What's notable is that these Canadian banks didn't just tinker at the edges. They ran the whole process end-to-end on DLT infrastructure, which is more ambitious than a lot of other pilots you see. The findings suggest this tech could genuinely improve operational efficiency and cut down settlement risk in traditional bond markets.
Of course, it's not all smooth sailing. The report flags some real obstacles - system complexity is no joke, governance structures need work, and regulators are still figuring out how to adapt their frameworks. So don't expect this to go mainstream immediately.
But here's what stands out: Canadian banks are clearly thinking seriously about blockchain infrastructure, not just playing around with it.
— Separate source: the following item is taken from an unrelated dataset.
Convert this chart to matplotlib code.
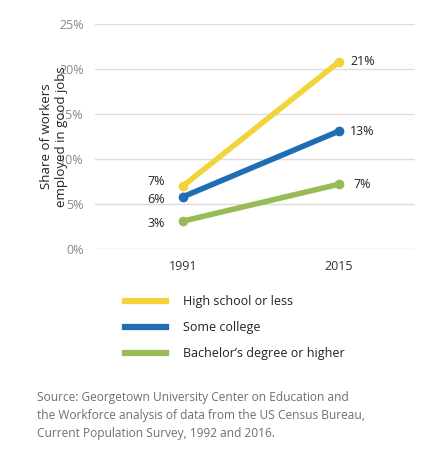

When you get central banks and major commercial banks collaborating on something like this, it usually signals genuine conviction about the technology's potential. The fact that they completed a full settlement cycle successfully is actually pretty meaningful for the broader conversation about DLT in traditional finance.
Interesting to see how this shapes up over the next couple years. The groundwork is clearly being laid.